Specifically, the board — along with consultant Reynolds Neely — discussed setting meetings with the public in January and February to decide how the town will address the expected growth in and around Liberty once the Toyota battery facility and the Wolfspeed silicon carbide production facility come online.

 

The Toyota battery facility is under construction at the Greensboro-Randolph Megasite off U.S. 421 outside Liberty. It will produce electric batteries for the company’s vehicles and is expected, at last report, to create 2,500 jobs in the first phase.
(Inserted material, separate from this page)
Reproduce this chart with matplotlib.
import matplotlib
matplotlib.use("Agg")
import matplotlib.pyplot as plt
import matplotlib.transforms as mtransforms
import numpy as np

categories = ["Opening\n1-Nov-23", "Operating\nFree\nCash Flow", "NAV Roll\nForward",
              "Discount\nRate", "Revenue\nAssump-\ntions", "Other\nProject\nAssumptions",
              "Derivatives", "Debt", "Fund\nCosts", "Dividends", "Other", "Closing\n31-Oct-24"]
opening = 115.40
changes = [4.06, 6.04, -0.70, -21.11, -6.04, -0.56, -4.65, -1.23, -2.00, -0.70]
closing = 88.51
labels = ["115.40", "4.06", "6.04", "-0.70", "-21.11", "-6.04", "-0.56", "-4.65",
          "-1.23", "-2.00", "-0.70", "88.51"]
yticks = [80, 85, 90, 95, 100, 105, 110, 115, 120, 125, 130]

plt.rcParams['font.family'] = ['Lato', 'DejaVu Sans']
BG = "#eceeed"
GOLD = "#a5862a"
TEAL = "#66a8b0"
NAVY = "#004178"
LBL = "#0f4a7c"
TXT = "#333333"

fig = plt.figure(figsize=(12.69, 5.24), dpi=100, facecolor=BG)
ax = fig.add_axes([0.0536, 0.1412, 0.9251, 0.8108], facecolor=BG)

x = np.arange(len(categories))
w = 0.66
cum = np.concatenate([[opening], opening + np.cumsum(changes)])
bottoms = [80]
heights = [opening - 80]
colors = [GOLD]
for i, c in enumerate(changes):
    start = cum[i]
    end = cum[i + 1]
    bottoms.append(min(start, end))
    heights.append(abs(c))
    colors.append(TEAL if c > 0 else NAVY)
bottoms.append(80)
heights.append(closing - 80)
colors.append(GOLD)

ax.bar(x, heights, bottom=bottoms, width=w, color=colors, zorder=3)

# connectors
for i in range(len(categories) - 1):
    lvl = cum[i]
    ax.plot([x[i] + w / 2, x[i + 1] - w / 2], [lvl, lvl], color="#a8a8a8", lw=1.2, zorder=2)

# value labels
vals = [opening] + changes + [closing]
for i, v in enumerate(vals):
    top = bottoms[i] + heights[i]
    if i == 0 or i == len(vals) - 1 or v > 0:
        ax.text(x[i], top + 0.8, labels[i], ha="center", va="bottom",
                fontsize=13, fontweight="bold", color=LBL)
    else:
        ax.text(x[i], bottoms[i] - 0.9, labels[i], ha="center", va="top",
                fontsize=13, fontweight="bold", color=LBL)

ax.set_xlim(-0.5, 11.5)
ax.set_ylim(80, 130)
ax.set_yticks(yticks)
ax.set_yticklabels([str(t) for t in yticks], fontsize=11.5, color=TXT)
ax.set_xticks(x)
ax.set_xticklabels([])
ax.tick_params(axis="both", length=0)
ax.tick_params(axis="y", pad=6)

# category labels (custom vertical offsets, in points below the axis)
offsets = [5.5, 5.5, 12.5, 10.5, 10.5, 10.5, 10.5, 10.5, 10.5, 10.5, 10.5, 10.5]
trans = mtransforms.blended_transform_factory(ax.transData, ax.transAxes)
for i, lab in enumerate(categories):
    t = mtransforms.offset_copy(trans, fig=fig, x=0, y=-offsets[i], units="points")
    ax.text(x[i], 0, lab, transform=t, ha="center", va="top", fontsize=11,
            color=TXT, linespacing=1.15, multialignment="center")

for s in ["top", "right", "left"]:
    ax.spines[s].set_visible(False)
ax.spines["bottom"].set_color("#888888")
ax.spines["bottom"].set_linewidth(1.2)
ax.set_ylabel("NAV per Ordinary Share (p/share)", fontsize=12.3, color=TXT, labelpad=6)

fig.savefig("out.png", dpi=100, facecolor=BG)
Hiring is expected to begin in 2024.

 

Wolfspeed announced in September that the company will build at a facility at the Chatham-Siler City Advanced Manufacturing site which will primarily produce 200mm silicon carbide wafers used in the automotive industry. Phase one construction is anticipated to be completed in 2024 and cost approximately $1.3 billion. 

 

Over an eight-year period, Wolfspeed expects to create roughly 1,800 jobs. With Siler City just 10 miles south on U.S. 421, the facility is expected to have almost as large an impact in Liberty as in Siler City.

 

Neely said the meeting in January will be to gather information.

 

“The second meeting will be to let the public know what we propose,” he said.

 

The public meetings to be held next year are designed to allow Liberty residents to give input on how the development will occur within the city and its extra-territorial jurisdiction (ETJ). 

 

Piedmont Triad Regional Council (PTRC) is helping to develop a survey to be distributed to citizens. Jesse Day, PTRC regional planning director, gave board members a draft survey at the meeting. 

 

Day said the council has also worked with Randleman and Ramseur on new growth management plans.

 

Several board members brought up the importance of retaining a “small town atmosphere” in Liberty. Day pointed out the survey will help pinpoint what citizens mean when they use that phrase.

 

Potential questions on the survey ask for opinions on recreation, open space development, types of housing development and transportation needs. It will likely include specific questions about development around major roads in the town, like West Swannanoa Avenue, North Greensboro Street and NC 49.

 

The goal is to have governmental guidance in place before the expected influx of residential and commercial development that will come with the new industries.

 

Town manager Scott Kidd said he has been in contact with other government officials in Greer, SC, where BMW built its first manufacturing facility outside Germany in 1992. That facility has experienced at least five major expansions.

 

In October, SC Gov. Henry McMasters’ office issued a press release announcing BMW will make a new $1.7 billion investment in its South Carolina operations, including $1 billion to prepare for the production of electric vehicles at the facility.

 

Kidd said officials in Greer told him although the original BMW facility opened in 1992, the first residential and commercial impact wasn’t really felt until about one year later.

 

“We are expecting the Toyota plant to begin hiring in 2024,” he said. “That means we can expect 2025 to 2026 is when we will see the residential growth.”

 

The board is expected to have a better idea of when the public meetings will be scheduled at next meeting on Dec. 14. Planning Board meetings are held at Town Hall, 239 S. Fayetteville St., beginning at 5:30 p.m. and are open to the public.